Как бы подтверждая этот тезис, п***с из гибкого, как тростник стебля стал быстро превращаться в твердый и прямой, как сосна ствол. Он уже не помещался в обхватившей его ладони Кати, а стремился вырваться из этого плена на свободу. Внезапно Артур резко поднялся с подушки и стал обсыпать ее тело гроздями поцелуев. Он спустился вниз и его язык принялся вылизывать ее в*******е, мягко щекотать к****р. Жар желания подобно всплеску взрывной волне, порожденной взрывом мощного заряда, быстро прокатился по телу.
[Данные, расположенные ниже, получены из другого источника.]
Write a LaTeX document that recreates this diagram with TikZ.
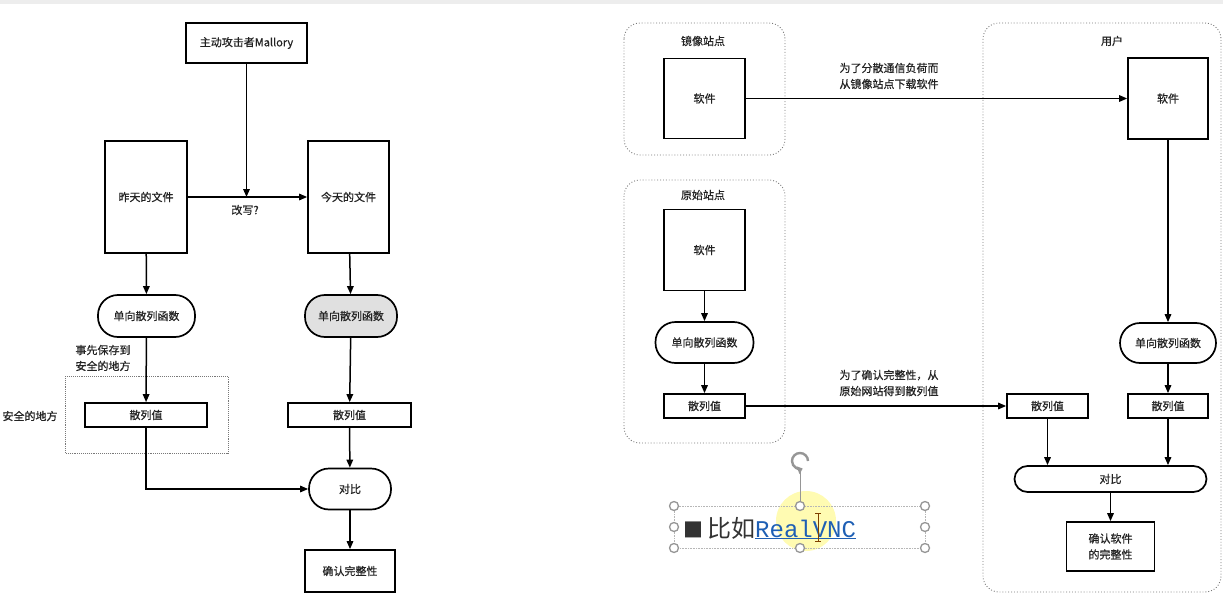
\documentclass[tikz,border=0pt]{standalone}
\usepackage{fontspec}
\setmainfont{Noto Sans CJK SC}
\newfontfamily\labelfont{Noto Sans CJK SC}[FakeBold=0.6]
\newfontfamily\monofont{Liberation Mono}
\usepackage{xcolor}
\definecolor{inkgray}{RGB}{35,35,35}
\definecolor{framegray}{RGB}{120,120,120}
\definecolor{handlegray}{RGB}{150,150,150}
\definecolor{linkblue}{RGB}{30,95,180}
\usetikzlibrary{arrows.meta,positioning}

\begin{document}
\begin{tikzpicture}[x=1pt, y=-1pt,
    every node/.style={font=\labelfont\fontsize{11}{16}\selectfont, text=inkgray},
    box/.style={rectangle, draw=black, line width=1.7pt, fill=white, inner sep=0pt, align=center},
    pill/.style={box, rounded corners=#1},
    site/.style={draw=framegray, dotted, line width=0.9pt, rounded corners=16pt},
    arr/.style={-{Triangle[length=8pt,width=6.5pt]}, line width=1.5pt},
    note/.style={align=left, inner sep=0pt},
    handle/.style={circle, draw=handlegray, fill=white, line width=1.3pt, minimum size=9pt, inner sep=0pt}
  ]
    \useasboundingbox (0,0) rectangle (1223,594);
    \fill[black!7] (0,0) rectangle (1223,4);

    % left: yesterday vs today
    \draw[site, rounded corners=0pt, densely dotted, line width=0.7pt] (65,376) rectangle (228,453);
    \node[box, minimum width=121pt, minimum height=40pt] (mallory) at (246.5,43) {主动攻击者Mallory};
    \node[box, minimum width=82pt, minimum height=112pt]  (yfile) at (146,197)   {昨天的文件};
    \node[box, minimum width=81pt, minimum height=112pt]  (tfile) at (348.5,197) {今天的文件};
    \node[pill=20pt, minimum width=97pt, minimum height=42pt] (yhash) at (146.5,316) {单向散列函数};
    \node[pill=20pt, fill=black!12, minimum width=92pt, minimum height=42pt] (thash) at (351,316) {单向散列函数};
    \node[box, minimum width=122pt, minimum height=24pt] (yval) at (146,415)   {散列值};
    \node[box, minimum width=123pt, minimum height=24pt] (tval) at (349.5,415) {散列值};
    \node[pill=20pt, minimum width=82pt, minimum height=41pt] (cmp) at (350,489) {对比};
    \node[box, minimum width=90pt, minimum height=42pt] (ok) at (350,571) {确认完整性};
    \node[note] (rewrite) at (245,210) {改写?};
    \node[note] (saved)   at (103,358) {事先保存到\\安全的地方};
    \node[note] (safe)    at (30,416)  {安全的地方};

    \draw[arr] (yfile) -- (tfile);
    \draw[arr] (mallory) -- (mallory |- yfile.east);
    \draw[arr] (yfile) -- (yhash);
    \draw[arr] (tfile) -- (thash);
    \draw[arr] (yhash) -- (yval);
    \draw[arr] (thash) -- (tval);
    \draw[arr] (tval) -- (cmp);
    \draw[arr] (yval) |- (cmp);
    \draw[arr] (cmp) -- (ok);

    % right: mirror site, original site, user
    \draw[site] (624,23)  rectangle (785,155);
    \draw[site] (624,180) rectangle (785,443);
    \draw[site] (983,23)  rectangle (1221,592);
    \node (mtitle) at (703,41)   {镜像站点};
    \node (otitle) at (703,195)  {原始站点};
    \node (utitle) at (1112,41)  {用户};

    \node[box, minimum width=81pt, minimum height=80pt] (msoft) at (704.5,98.5) {软件};
    \node[box, minimum width=81pt, minimum height=81pt] (osoft) at (704.5,250) {软件};
    \node[pill=20pt, minimum width=98pt, minimum height=41pt] (ohash) at (704.5,342.5) {单向散列函数};
    \node[box, minimum width=81pt, minimum height=24pt] (oval) at (704.5,406) {散列值};
    \node[box, minimum width=80pt, minimum height=81pt] (usoft) at (1168,98.5) {软件};
    \node[pill=20pt, minimum width=96pt, minimum height=40pt] (uhash) at (1168,343) {单向散列函数};
    \node[box, minimum width=80pt, minimum height=24pt] (uval) at (1168,406) {散列值};
    \node[box, minimum width=81pt, minimum height=24pt] (rval) at (1047.5,406) {散列值};
    \node[pill=13pt, minimum width=192pt, minimum height=26pt] (ucmp) at (1110.5,479) {对比};
    \node[box, minimum width=88pt, minimum height=49pt] (uok) at (1110.5,546.5) {确认软件\\的完整性};
    \node[note] (mnote) at (889,76)  {为了分散通信负荷而\\从镜像站点下载软件};
    \node[note] (onote) at (889,383) {为了确认完整性，从\\原始网站得到散列值};

    \draw[arr] (msoft) -- (usoft);
    \draw[arr] (osoft) -- (ohash);
    \draw[arr] (ohash) -- (oval);
    \draw[arr] (oval) -- (rval);
    \draw[arr] (usoft) -- (uhash);
    \draw[arr] (uhash) -- (uval);
    \draw[arr] (rval) -- (rval |- ucmp.north);
    \draw[arr] (uval) -- (uval |- ucmp.north);
    \draw[arr] (ucmp) -- (uok);

    % selected text box
    \fill[yellow!60, opacity=0.5] (806,521) circle[radius=30];
    \draw[handlegray!70, densely dotted, line width=0.6pt] (674,506) rectangle (925,548);
    \coordinate (rot) at (800,471);
    \draw[handlegray, line width=2.4pt, -{Triangle[length=5pt,width=8pt]}] (808,461) arc[start angle=0, end angle=-290, radius=8];
    \node[anchor=base west, inner sep=0pt, font=\fontsize{24}{28}\selectfont, text=black!80] (tip) at (683,537)
      {{\fontsize{20}{20}\selectfont ■}\,比如{\monofont\color{linkblue}\underline{RealVNC}}};
    \foreach \hx/\hy in {674/506,800/506,925/506,674/527,925/527,674/548,800/548,925/548}
      \node[handle] (hd-\hx-\hy) at (\hx,\hy) {};
    \draw[handlegray, line width=0.8pt] (rot) -- (hd-800-506);
    \draw[black!50!orange, line width=0.9pt] (818,513) -- (818,541) (815,513) -- (821,513) (815,541) -- (821,541);
  \end{tikzpicture}
\end{document}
Она ощутила на себе необременительную тяжесть Артура и в тоже мгновение почувствовала внутри себя присутствие инородного предмета. Но присутствие его было желанным и упоительным. Сознание Кати, обычно сохраняющее контроль над собой в любых ситуациях, внезапно отключилось, и почти не понимая, что говорит, она прошептала:
- Милый мой, люблю тебя, Артур. Возьми меня, пожалуйста, возьми.
- Я тоже тебя люблю, - услышала она в ответ, но эти его слова уже почти не имели для нее значение, потому что мощный взрыв оргазма внутри ее тела целиком поглотил все внешние звуки и впечатления.